Volviendo brevemente al periodista-azote protagonista de estos post, el ninguneo del genocidio bóer indica bien a las claras que Fisk está tan pagado de sus argumentos que no siempre se molesta en esconder las contradicciones que potencialmente –más allá de los lectores que él parece considerar verdaderos tontorrones- dan pie al fiskeo e invalidan sus tesis. Quizás está tan satisfecho de haber originado un término como “fisking”, que se esfuerza en promoverlo.

Pero, en todo caso, no quiere oir hablar de otras propuestas de genocidio que rebajen su idea (en absoluto original) de equiparar el Holocausto judío a un hipotético Holocausto armenio. Y eso es así, porque sabe perfectamente que hablar de un Holocausto ucraniano, polaco, bóer, herero, indio, pakistaní, y todos aquellos de la interminable lista del siglo XX, rebajaría la graducación de su brillante propuesta. El problema está en que Fisk, como periodista-azote devoto de él mismo como su propia causa, ni siquiera se detiene a considerar el daño real que puede hacerle a aquellos que dice defender. Resulta evidente que el gobierno israelí se cierra a la posibilidad de asimilar oficialmente la Shoah judía al genocidio armenio. Hay razones variadas para ello, todas de peso. Pero una a considerar es la viga que cuelga en el ojo de Fisk: a él se le antoja que las consideraciones de los diversos genocidios del siglo XX, a la misma altura que el judío y el armenio, degradan su trágica exclusividad histórica. Y las autoridades israelíes –y muchos judíos- consideran con bastante lógica que la consideración de otros genocidios al mismo rango, degradan la exclusividad histórica de la Shoah. De momento las cosas están así y la victoria obtenida por Fisk consiste en haber logrado cambiar las reglas de estilo de su periódico: en “The Independent” se escribe Holocausto armenio con mayúscula.
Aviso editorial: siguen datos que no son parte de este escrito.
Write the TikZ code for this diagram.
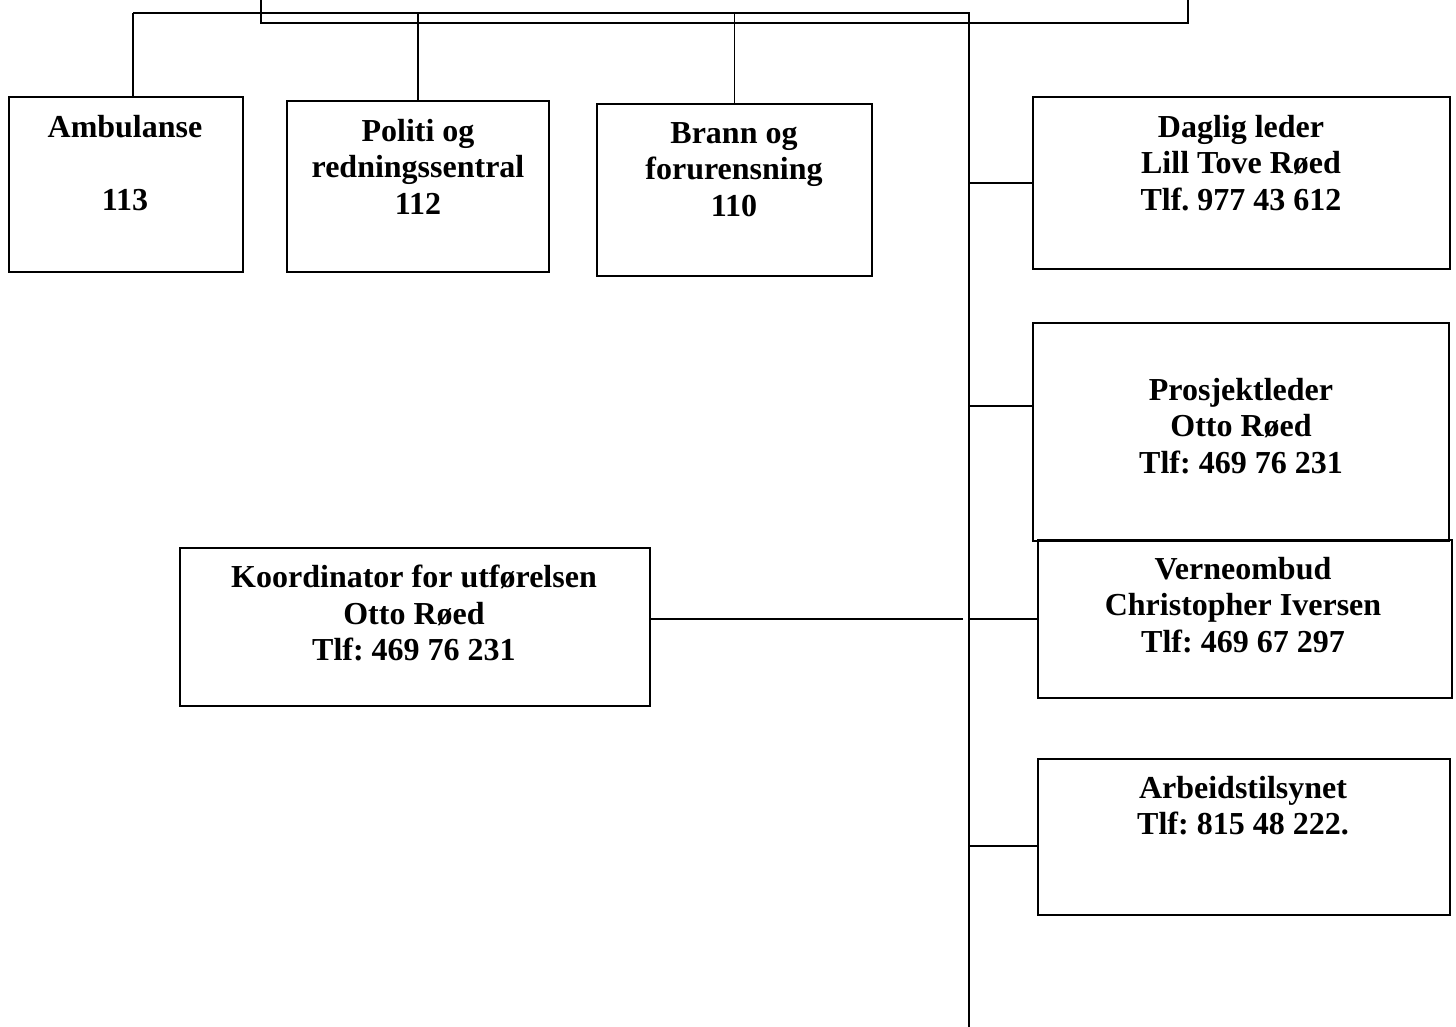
\documentclass[tikz,border=0pt]{standalone}
\usepackage{fontspec}
\setmainfont{Liberation Serif}
\usetikzlibrary{calc}
\frenchspacing

\tikzset{
  boks/.style={draw, line width=1.8pt, rectangle, anchor=north west, inner sep=0pt},
  tekst/.style={anchor=north, align=center, inner sep=0pt,
    font=\fontsize{32}{36.5}\selectfont\bfseries},
  linje/.style={draw, line width=1.5pt}
}

\begin{document}
\begin{tikzpicture}[x=1pt,y=1pt,yscale=-1,xscale=1]
\useasboundingbox (0,0) rectangle (1456,1026);

% Boxes
\node[boks, anchor=south west, minimum width=927, minimum height=60] (topp) at (260,24) {};
\node[boks, minimum width=234, minimum height=175] (amb) at (8,96) {};
\node[boks, minimum width=262, minimum height=171] (pol) at (286,100) {};
\node[boks, minimum width=275, minimum height=172] (brann) at (596,103) {};
\node[boks, minimum width=417, minimum height=172] (daglig) at (1032,96) {};
\node[boks, minimum width=416, minimum height=218] (prosj) at (1032,322) {};
\node[boks, minimum width=414, minimum height=158] (vern) at (1037,539) {};
\node[boks, minimum width=470, minimum height=158] (koord) at (179,547) {};
\node[boks, minimum width=412, minimum height=156] (arb) at (1037,758) {};

% Text Node
\node[tekst] (ambT) at (125,115) {Ambulanse\\[36.5pt]113};
% Text Node
\node[tekst] (polT) at (418,119) {Politi og\\redningssentral\\112};
% Text Node
\node[tekst] (brannT) at (734,122) {Brann og\\forurensning\\110};
% Text Node
\node[tekst] (dagligT) at (1241,115) {Daglig leder\\Lill Tove Røed\\Tlf. 977 43 612};
% Text Node
\node[tekst] (prosjT) at (1241,378) {Prosjektleder\\Otto Røed\\Tlf: 469 76 231};
% Text Node
\node[tekst] (vernT) at (1243,557) {Verneombud\\Christopher Iversen\\Tlf: 469 67 297};
% Text Node
\node[tekst] (koordT) at (414,565) {Koordinator for utførelsen\\Otto Røed\\Tlf: 469 76 231};
% Text Node
\node[tekst] (arbT) at (1243,776) {Arbeidstilsynet\\Tlf: 815 48 222.};

% Bus and spine
\coordinate (busL) at (133,13);
\coordinate (busR) at (969,13);
\coordinate (spineB) at (969,1030);
\coordinate (prosjTap) at (969,406);
\coordinate (vernTap) at (969,619);
\coordinate (koordEnd) at (963,619);
\coordinate (arbTap) at (969,846);

\draw[linje] (busL) -- (busR) -- (spineB);
\draw[linje] (busL) -- (busL |- amb.north);
\draw[linje] (pol.north) -- (pol.north |- busL);
\draw[linje] (brann.north) -- (brann.north |- busL);

% Side connectors
\draw[linje] (daglig.west) -- (daglig.west -| busR);
\draw[linje] (prosjTap) -- (prosjTap -| prosj.west);
\draw[linje] (vernTap) -- (vernTap -| vern.west);
\draw[linje] (koordEnd) -- (koordEnd -| koord.east);
\draw[linje] (arbTap) -- (arbTap -| arb.west);

\end{tikzpicture}
\end{document}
Pero el problema va más allá. ¿Qué ocurriría si tras este asunto se anduviera gestando desde hace tiempo una campaña de la derecha dura europea –incluso la extrema derecha- para equiparar a todos los efectos la Shoah judía, el genocidio armenio y el
Holodomor o genocidio ucraniano de 1932-1933? Pues ocurriría que la culpa de los nazis quedaría relativizada en virtud de que tanto los bolcheviques rusos como los turcos (pueblo musulmán) también habrían cometido similares crímenes, pero con menor eco histórico. Y además, los judíos no serían las únicas víctimas con derecho a reclamación universal, sino también los armenios, es decir, pueblo cristiano, no lo olvidemos. Que además aportó voluntarios a las tropas alemanas durante la Segunda Guerra Mundial, cosa que recuerdan complacidos algunos foros neonazis. Decididamente, los periodistas-azote pueden conseguir que las cosas vayan a peor.